The Israeli occupation authorities continue using the policy of administrative detention (without charge or trial) against hundreds of Palestinians in their prisons.
The number of administrative detainees in the Israeli occupation prisons is about 1,000, including the female detainee, Raghad Al-Fani, five children, two deputies from the Palestinian Legislative Council, two prisoners with cancer, and a number of elderly people over 60 years of age.
Administrative detention is detention without charge or trial, based on a secret file that neither the detainee nor his lawyer have access to. It is based on military orders of the occupation, which can be renewed unlimited times. It is issued for a maximum period of six months, subject to renewal.
The administrative detainees are taking part in the “disobedience” for the 17th day in a row, in protest against the abusive measures against them by the Minister of Internal Security of the Israeli occupation, Itamar Ben Gvir. Those measures are:
– Controlling the amount of water used by prisoners, and reducing the duration of bathing at a specific hour.
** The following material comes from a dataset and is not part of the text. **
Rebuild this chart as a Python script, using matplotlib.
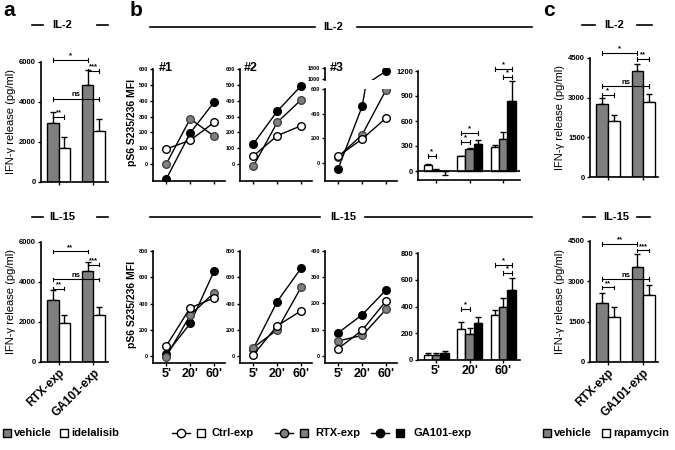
import matplotlib
matplotlib.use('Agg')
import matplotlib.pyplot as plt
from matplotlib.lines import Line2D
from matplotlib.patches import Rectangle
import numpy as np

plt.rcParams['font.family'] = ['Liberation Sans', 'DejaVu Sans']
plt.rcParams['font.weight'] = 'bold'
plt.rcParams['axes.linewidth'] = 1.2

GRAY = '#7f7f7f'
W, H = 675, 450

# ---------------- data ----------------
groups = ['RTX-exp', 'GA101-exp']
a_il2_vehicle = [2950, 4830]
a_il2_vehicle_err = [530, 790]
a_il2_idelalisib = [1680, 2560]
a_il2_idelalisib_err = [550, 590]
a_il15_vehicle = [3080, 4550]
a_il15_vehicle_err = [540, 430]
a_il15_idelalisib = [1970, 2330]
a_il15_idelalisib_err = [360, 420]

c_il2_vehicle = [2770, 4000]
c_il2_vehicle_err = [205, 290]
c_il2_rapamycin = [2130, 2840]
c_il2_rapamycin_err = [200, 300]
c_il15_vehicle = [2180, 3540]
c_il15_vehicle_err = [400, 490]
c_il15_rapamycin = [1665, 2490]
c_il15_rapamycin_err = [370, 370]

timepoints = ["5'", "20'", "60'"]
# IL-2 donors (#1, #2, #3)
il2_ctrl = [[95, 150, 263], [50, 179, 242], [55, 195, 365]]
il2_rtx = [[0, 286, 175], [-15, 263, 406], [50, 230, 595]]
il2_ga = [[-95, 196, 392], [126, 333, 495], [-45, 460, 1600]]
# IL-15 donors
il15_ctrl = [[76, 367, 443], [8, 230, 345], [28, 98, 210]]
il15_rtx = [[-5, 311, 483], [63, 200, 525], [57, 78, 178]]
il15_ga = [[15, 248, 648], [55, 415, 670], [88, 157, 252]]

# mean bars
il2_bar_ctrl = [75, 175, 285]
il2_bar_ctrl_err = [5, 6, 22]
il2_bar_rtx = [15, 265, 390]
il2_bar_rtx_err = [6, 10, 75]
il2_bar_ga = [-5, 330, 840]
il2_bar_ga_err = [45, 45, 245]
il15_bar_ctrl = [40, 235, 335]
il15_bar_ctrl_err = [12, 48, 42]
il15_bar_rtx = [38, 195, 395]
il15_bar_rtx_err = [12, 45, 70]
il15_bar_ga = [55, 275, 525]
il15_bar_ga_err = [10, 45, 85]

fig = plt.figure(figsize=(6.75, 4.5), dpi=100)


def ax_px(x0, x1, ytop, ybot):
    return fig.add_axes([x0 / W, 1 - ybot / H, (x1 - x0) / W, (ybot - ytop) / H])


def fx(x):
    return x / W


def fy(y):
    return 1 - y / H


def style(ax, fs=5):
    for s in ['top', 'right']:
        ax.spines[s].set_visible(False)
    ax.tick_params(axis='both', length=2.5, width=1, labelsize=fs, pad=1, direction='out')


def bracket(ax, x1, x2, y, txt, cap, fs=5.5):
    ax.plot([x1, x2], [y, y], color='black', lw=0.8, clip_on=False)
    ax.plot([x1, x1], [y - cap, y + cap], color='black', lw=0.8, clip_on=False)
    ax.plot([x2, x2], [y - cap, y + cap], color='black', lw=0.8, clip_on=False)
    ax.text((x1 + x2) / 2, y + cap * 0.3, txt, ha='center', va='bottom', fontsize=fs, clip_on=False)


def two_bar(ax, v1, e1, v2, e2, ymax, yticks, cap, brk, xlabels):
    x = np.arange(len(v1))
    w = 0.33
    ax.bar(x - w / 2, v1, w, color=GRAY, edgecolor='black', lw=1, zorder=2)
    ax.bar(x + w / 2, v2, w, color='white', edgecolor='black', lw=1, zorder=2)
    ax.errorbar(x - w / 2, v1, yerr=[np.zeros(len(v1)), e1], fmt='none', ecolor='black',
                elinewidth=1, capsize=2.5, capthick=1, zorder=1)
    ax.errorbar(x + w / 2, v2, yerr=[np.zeros(len(v2)), e2], fmt='none', ecolor='black',
                elinewidth=1, capsize=2.5, capthick=1, zorder=1)
    ax.set_xlim(-0.51, 1.42)
    ax.set_ylim(0, ymax)
    ax.set_yticks(yticks)
    ax.set_xticks(x)
    style(ax, 5.5)
    if xlabels:
        ax.set_xticklabels(groups, rotation=45, ha='right', rotation_mode='anchor', fontsize=8.5)
    else:
        ax.set_xticklabels([])
    g1, w1, g2, w2 = -w / 2, w / 2, 1 - w / 2, 1 + w / 2
    for (a, b, y, t) in [(g1, g2, brk[0][0], brk[0][1]), (g2, w2, brk[1][0], brk[1][1]),
                         (g1, w2, brk[2][0], brk[2][1]), (g1, w1, brk[3][0], brk[3][1])]:
        bracket(ax, a, b, y, t, cap)
    ax.set_ylabel('IFN-γ release (pg/ml)', fontsize=8, labelpad=2)


def lines3(ax, ctrl, rtx, ga, ylim, yticks, xlabels):
    x = np.arange(3)
    ax.plot(x, ga, '-o', color='black', mfc='black', mec='black', ms=5.5, lw=1, zorder=3, clip_on=True)
    ax.plot(x, rtx, '-o', color='black', mfc=GRAY, mec='#444444', ms=5.5, lw=1, zorder=4, clip_on=True)
    ax.plot(x, ctrl, '-o', color='black', mfc='white', mec='black', ms=5.5, lw=1, zorder=5, clip_on=True)
    ax.set_xlim(-0.55, 2.45)
    ax.set_ylim(*ylim)
    ax.set_yticks(yticks)
    ax.set_xticks(x)
    style(ax, 4)
    if xlabels:
        ax.set_xticklabels(timepoints, fontsize=9)
    else:
        ax.set_xticklabels([])


def bars3(ax, c, ce, r, re, g, ge, ylim, yticks, xlabels):
    x = np.arange(3)
    w = 0.25
    for off, v, e, col in [(-w, c, ce, 'white'), (0, r, re, GRAY), (w, g, ge, 'black')]:
        v = np.array(v, float)
        e = np.array(e, float)
        ax.bar(x + off, v, w, color=col, edgecolor='black', lw=1, zorder=2)
        up = np.where(v >= 0, e, 0)
        dn = np.where(v < 0, e, 0)
        ax.errorbar(x + off, v, yerr=[dn, up], fmt='none', ecolor='black', elinewidth=1,
                    capsize=2.2, capthick=1, zorder=1)
    ax.set_xlim(-0.54, 2.5)
    ax.set_ylim(*ylim)
    ax.set_yticks(yticks)
    ax.set_xticks(x)
    style(ax, 5.5)
    if xlabels:
        ax.set_xticklabels(timepoints, fontsize=9)
    else:
        ax.set_xticklabels([])


# ---------------- panel a ----------------
ax = ax_px(41, 108, 62, 182)
two_bar(ax, a_il2_vehicle, a_il2_vehicle_err, a_il2_idelalisib, a_il2_idelalisib_err,
        6000, [0, 2000, 4000, 6000], 90,
        [(6100, '*'), (5550, '***'), (4150, 'ns'), (3250, '**')], False)
ax = ax_px(41, 108, 242, 362)
two_bar(ax, a_il15_vehicle, a_il15_vehicle_err, a_il15_idelalisib, a_il15_idelalisib_err,
        6000, [0, 2000, 4000, 6000], 90,
        [(5530, '**'), (4870, '***'), (4130, 'ns'), (3670, '**')], True)

# ---------------- panel c ----------------
ax = ax_px(590, 658, 58, 177)
two_bar(ax, c_il2_vehicle, c_il2_vehicle_err, c_il2_rapamycin, c_il2_rapamycin_err,
        4500, [0, 1500, 3000, 4500], 70,
        [(4690, '*'), (4460, '**'), (3430, 'ns'), (3090, '*')], False)
ax = ax_px(590, 658, 241, 362)
two_bar(ax, c_il15_vehicle, c_il15_vehicle_err, c_il15_rapamycin, c_il15_rapamycin_err,
        4500, [0, 1500, 3000, 4500], 70,
        [(4400, '**'), (4150, '***'), (3080, 'ns'), (2775, '**')], True)

# ---------------- panel b: IL-2 lines ----------------
xs = [(153, 225), (240, 312), (325, 397)]
for i in range(2):
    ax = ax_px(xs[i][0], xs[i][1], 69, 181)
    lines3(ax, il2_ctrl[i], il2_rtx[i], il2_ga[i], (-107, 600), range(0, 700, 100), False)

# donor 3 with broken axis
axl = ax_px(325, 397, 89, 181)
lines3(axl, il2_ctrl[2], il2_rtx[2], il2_ga[2], (-146, 600), [0, 200, 400, 600], False)
axu = ax_px(325, 397, 68, 80)
x3 = np.arange(3)
axu.plot(x3, il2_ga[2], '-o', color='black', mfc='black', mec='black', ms=5.5, lw=1, clip_on=True)
axu.set_xlim(-0.55, 2.45)
axu.set_ylim(950, 1820)
axu.set_yticks([1000, 1800])
axu.set_xticks([])
style(axu, 4)
axu.spines['bottom'].set_visible(False)
axu.patch.set_alpha(0)

# ---------------- panel b: IL-15 lines ----------------
for i in range(2):
    ax = ax_px(xs[i][0], xs[i][1], 251, 363)
    lines3(ax, il15_ctrl[i], il15_rtx[i], il15_ga[i], (-53, 800), range(0, 900, 200), True)
ax = ax_px(xs[2][0], xs[2][1], 251, 363)
lines3(ax, il15_ctrl[2], il15_rtx[2], il15_ga[2], (-27, 400), range(0, 500, 100), True)

# donor labels
for lab, x in [('#1', 166), ('#2', 251), ('#3', 337)]:
    fig.text(fx(x), fy(68), lab, fontsize=9, ha='center', va='center')

# ---------------- panel b: bars ----------------
ax = ax_px(418, 520, 71, 180)
bars3(ax, il2_bar_ctrl, il2_bar_ctrl_err, il2_bar_rtx, il2_bar_rtx_err, il2_bar_ga, il2_bar_ga_err,
      (-108, 1200), [0, 300, 600, 900, 1200], False)
ax.axhline(0, color='black', lw=1.2, zorder=3)
cap = 25
bracket(ax, -0.25, 0.0, 180, '*', cap)
bracket(ax, 0.75, 1.0, 350, '*', cap)
bracket(ax, 0.75, 1.25, 460, '*', cap)
bracket(ax, 2.0, 2.25, 1130, '*', cap)
bracket(ax, 1.75, 2.25, 1225, '*', cap)

ax = ax_px(418, 520, 253, 360)
bars3(ax, il15_bar_ctrl, il15_bar_ctrl_err, il15_bar_rtx, il15_bar_rtx_err, il15_bar_ga, il15_bar_ga_err,
      (0, 800), [0, 200, 400, 600, 800], True)
cap = 16
bracket(ax, 0.75, 1.0, 380, '*', cap)
bracket(ax, 2.0, 2.25, 650, '*', cap)
bracket(ax, 1.75, 2.25, 710, '*', cap)

# y labels for panel b
fig.text(fx(132), fy(122), 'pS6 S235/236 MFI', rotation=90, fontsize=7.5, ha='center', va='center')
fig.text(fx(132), fy(305), 'pS6 S235/236 MFI', rotation=90, fontsize=7.5, ha='center', va='center')


# ---------------- headers ----------------
def hline(x0, x1, y):
    fig.add_artist(Line2D([fx(x0), fx(x1)], [fy(y), fy(y)], color='black', lw=1.2,
                          transform=fig.transFigure))


def header(l1, txt, tx, l2, y):
    hline(l1[0], l1[1], y)
    hline(l2[0], l2[1], y)
    fig.text(fx(tx), fy(y), txt, fontsize=8, ha='center', va='center')


header((32, 43), 'IL-2', 62, (97, 108), 25)
header((32, 43), 'IL-15', 62, (97, 108), 217)
header((582, 595), 'IL-2', 614, (637, 652), 25)
header((583, 595), 'IL-15', 616, (637, 650), 217)
header((150, 315), 'IL-2', 333, (357, 532), 27)
header((150, 320), 'IL-15', 343, (365, 532), 217)

fig.text(fx(9), fy(11), 'a', fontsize=15, ha='center', va='center')
fig.text(fx(136), fy(10), 'b', fontsize=15, ha='center', va='center')
fig.text(fx(549), fy(11), 'c', fontsize=15, ha='center', va='center')


# ---------------- legends ----------------
def sq(x, y, col, s=8):
    fig.add_artist(Rectangle((fx(x), fy(y + s / 2)), s / W, s / H, facecolor=col, edgecolor='black',
                             lw=1, transform=fig.transFigure))


def mk(x, y, col):
    fig.add_artist(Line2D([fx(x - 9), fx(x + 9)], [fy(y), fy(y)], color='black', lw=1,
                          transform=fig.transFigure))
    fig.add_artist(Line2D([fx(x)], [fy(y)], marker='o', ms=6, mfc=col, mec='black',
                          transform=fig.transFigure))


LY = 433
sq(3, LY, GRAY)
fig.text(fx(14), fy(LY), 'vehicle', fontsize=8, va='center')
sq(60, LY, 'white')
fig.text(fx(71), fy(LY), 'idelalisib', fontsize=8, va='center')

mk(181, LY, 'white')
sq(197, LY, 'white')
fig.text(fx(211), fy(LY), 'Ctrl-exp', fontsize=8, va='center')
mk(284, LY, GRAY)
sq(300, LY, GRAY)
fig.text(fx(315), fy(LY), 'RTX-exp', fontsize=8, va='center')
mk(380, LY, 'black')
sq(396, LY, 'black')
fig.text(fx(414), fy(LY), 'GA101-exp', fontsize=8, va='center')

sq(543, LY, GRAY)
fig.text(fx(554), fy(LY), 'vehicle', fontsize=8, va='center')
sq(602, LY, 'white')
fig.text(fx(613), fy(LY), 'rapamycin', fontsize=8, va='center')

fig.savefig('out.png', dpi=100)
Bathrooms designated for showering in the new sections of (Nafha) prison have been locked.
– Providing the prisoners with bad or frozen bread.
– Increased raids and searches against male and female prisoners, as well as using sound bombs and sniffer dogs during the searches.
– Approval of a first reading of a draft law depriving prisoners of medical treatment and some surgical operations.
Another draft law was approved by the ministerial-legislative committee in the occupation government on the execution of prisoners who carried out resistance operations against the occupation.
-Doubling the solitary confinement periods and withdrawing the televisions from the sections of the detainees in Mibar section.
– Increased transfers of the movement’s leaders, particularly those sentenced to life, in addition to threatening to close public facilities on Friday and Saturday in some central prisons.
The number of Palestinian prisoners in the occupation prisons has reached 4,780, including 29 female prisoners and 160 children.